If I have to narrow it down to the one social habit that I hate the most, I’m going to go with the custom of asking:  “How are you?” as part of the regular morning ritual.

This is one of those things that isn’t, really, a problem, it’s just overdone.  Meet me at the bar and, yes, how are you?  I’m doing well, let’s order our drinks because the waitress sucks and everyone sucks and I’ve been waiting for your fucking slow ass for 30 minutes.  Also, redheads, universally, don’t know how to fuck. Which is frustrating because they’re fascinating.  Well, in small doses.  But, anyway, I’m fine.

That’s perfectly natural.  Friends in a casual social setting asking after each other’s health.

Now, in the office, it’s good morning, okay, then:  “How are you, Nacho?”

How am I?  You motherfucking animal.  It’s 8am and I started my commute at 7am.  How do you think I am?  I’m forced to show up to a soulless sea of cubicles and work for pennies, living paycheck to paycheck, while my dreams are quietly crushed by 12 hour days.  Meanwhile, nobody in MIS will pay attention to me and all of my supervisors are about as lazy as KGB agents in Iowa in the first half of 1991.  Because MIS is too busy playing Halo or whatever the fuck it is they do down in their fucking dungeon, I’m forced to repair my own computer.  Just about every part is cannibalized from other computers throughout the sixth floor.  Yet nobody sees a problem with that.  I have to murder people for office supplies, or just wait for them to get fired so I can pick their corpse.  I’m dodging knife-fights on the insane bus ride home, and, as far as I can tell, my air conditioner is powered by gold dust, so even the comfort of my apartment is a constant weight on my shoulders.  I had dreams.  Real dreams.  Not house on the hill dreams or big swimming pools or Latina anal freaks.  My dreams were modest…but, with every passing second, I realize with horror that all of my dreams are impossible.
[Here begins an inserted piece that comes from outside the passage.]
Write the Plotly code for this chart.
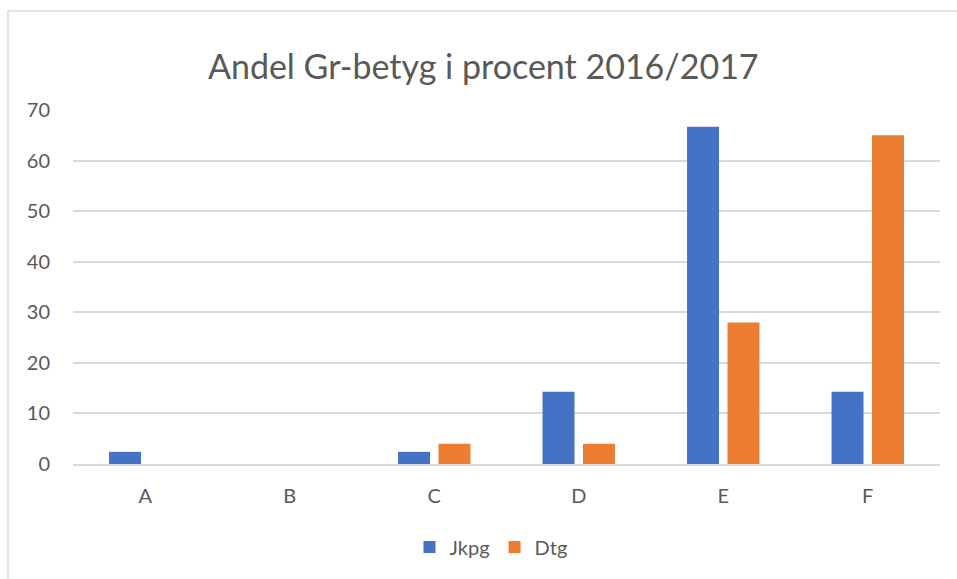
import plotly.graph_objects as go

categories = ["A", "B", "C", "D", "E", "F"]
jkpg = [2.4, 0, 2.4, 14.3, 66.7, 14.3]
dtg = [0, 0, 4, 4, 28, 65]
y_ticks = [0, 10, 20, 30, 40, 50, 60, 70]

FONT = "Lato"
TXT = "#595959"
GRID = "#d9d9d9"

W, H = 957, 579
L, R, T, B = 73, 17, 110, 115
pw = W - L - R
ph = H - T - B

fig = go.Figure()
fig.add_trace(go.Bar(name="Jkpg", x=categories, y=jkpg, marker=dict(color="#4472c4", line=dict(width=0))))
fig.add_trace(go.Bar(name="Dtg", x=categories, y=dtg, marker=dict(color="#ed7d31", line=dict(width=0))))

fig.update_layout(
    width=W, height=H,
    margin=dict(l=L, r=R, t=T, b=B, autoexpand=False),
    paper_bgcolor="white", plot_bgcolor="white",
    barmode="group", bargap=0.44, bargroupgap=0.21,
    font=dict(family=FONT, color=TXT, size=20),
    title=dict(text="Andel Gr-betyg i procent 2016/2017", x=0.505, xanchor="center",
               y=1 - 67 / H, yanchor="middle", yref="container",
               font=dict(family=FONT, size=34, color=TXT)),
    legend=dict(orientation="h", x=(491 - L) / pw, xanchor="center",
                y=(ph - (547 - T)) / ph, yanchor="middle",
                font=dict(family=FONT, size=20, color=TXT), itemwidth=30,
                bgcolor="rgba(0,0,0,0)"),
    xaxis=dict(showgrid=False, showline=True, linecolor=GRID, linewidth=1.5,
               ticks="", tickfont=dict(family=FONT, size=20, color=TXT),
               ticklabelstandoff=13, zeroline=False),
    yaxis=dict(range=[0, 70], tickvals=y_ticks, showgrid=True, gridcolor=GRID, gridwidth=1.5,
               zeroline=False, showline=False, ticks="",
               tickfont=dict(family=FONT, size=20, color=TXT), ticklabelstandoff=22),
    shapes=[dict(type="rect", xref="paper", yref="paper",
                 x0=(8 - L) / pw, x1=1.2, y0=(ph - (11 - T)) / ph, y1=-0.6,
                 line=dict(color=GRID, width=1.5), fillcolor="rgba(0,0,0,0)", layer="below")],
)

fig.write_html("out.html", config={"displayModeBar": False},
               post_script="document.body.style.margin='0';document.body.style.overflow='hidden';")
Then, as I laugh sadly at my paycheck (and it takes several vodka tonics to get to that point), I realize that it’s not just being a wage slave that makes me want to go on a shooting spree, it’s the small minded, delusional middle-American fuckos who expect me to be grateful for all this.  If I complain, I’m told that it could be worse.  At least you’re not in Auschwitz!  Here at Dachau many of the cells get the southern sun!  You should be happy!

Of course, those fuckos spend more time injecting Paxil directly into their eyeballs than anything else, so I shouldn’t take what they say seriously.  Just once – even if for a day – I want a boss who says, yes, the job sucks.  That’ll realign my entire world.  Thank you!  Thank you for being honest with me.

Anyway, I’m fine.  I’m sure you’re fine, as well, because we’re supposed to say we’re fine.  So everyone’s fine.  Everyone is just fine and there is no conflict in the world.  And if you end up choking on a piece of chicken in your office, I’ll be sure not to intervene, because we’re all fine.  God bless and good morning.